None of us lives without doubt. It is only natural for us to worry about the health or business problems of family members, acquaintances and friends, thinking "possibly," "no way," "after all," and so on. There are days when I cannot sleep, days when I feel cheerful and worries are gone. We humans coexist with "doubt," consuming a considerable amount of energy converting intangible things into tangible ones.

Since President Trump cannot read the minds of others, he is swayed this way or that, unnerving the world. So, for ordinary people like us, it is nothing special to worry about trivial matters that pass over our heads. "Suspicion…" We sometimes wonder whether there is a demon in the dark, but in reality we jump at shadows.

People who have stormy faces, those who live out their days feeling uncertain or dissatisfied, are stuck in a dark cloud of stress constantly and fruitlessly seeking tangible justification for feeling the way they do.
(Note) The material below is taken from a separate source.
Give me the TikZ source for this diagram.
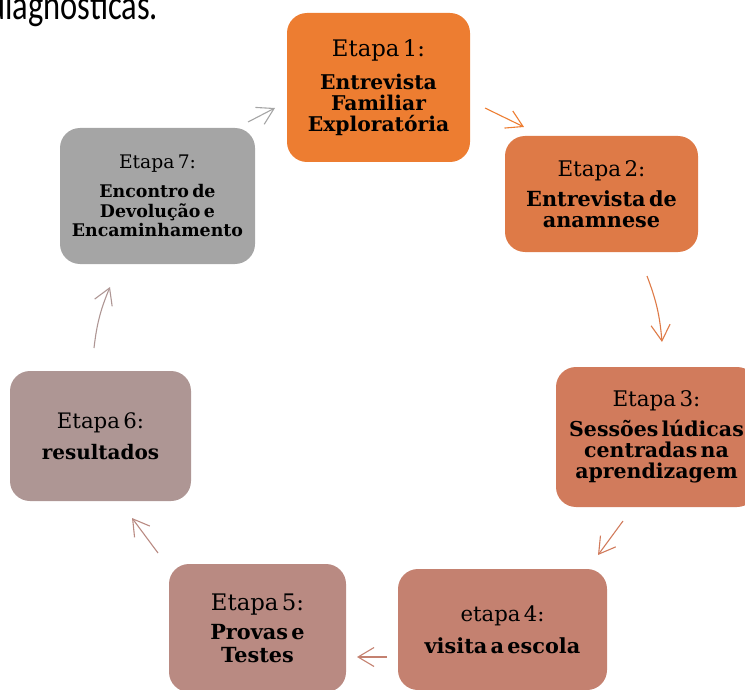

Negative intangible forces such as anxiety, mistrust, fear, and doubt are powerful levers turning the screw on people’s lives.

Whether or not war will break out next year, whether the big earthquake will strike, whether I will remain healthy, whether I can trust that person, whether I can find something lost: such doubts I sometimes indulge in, knowing very well it is also foolish to be always doubting.

I learned that a suspicious person who does not readily believe anything is called a Doubting Thomas. In the New Testament, Thomas, one of the twelve apostles, refused to believe in the resurrection of Christ until he saw the evidence with his own eyes. I would like to learn from Thomas and keep track of the truth at all times.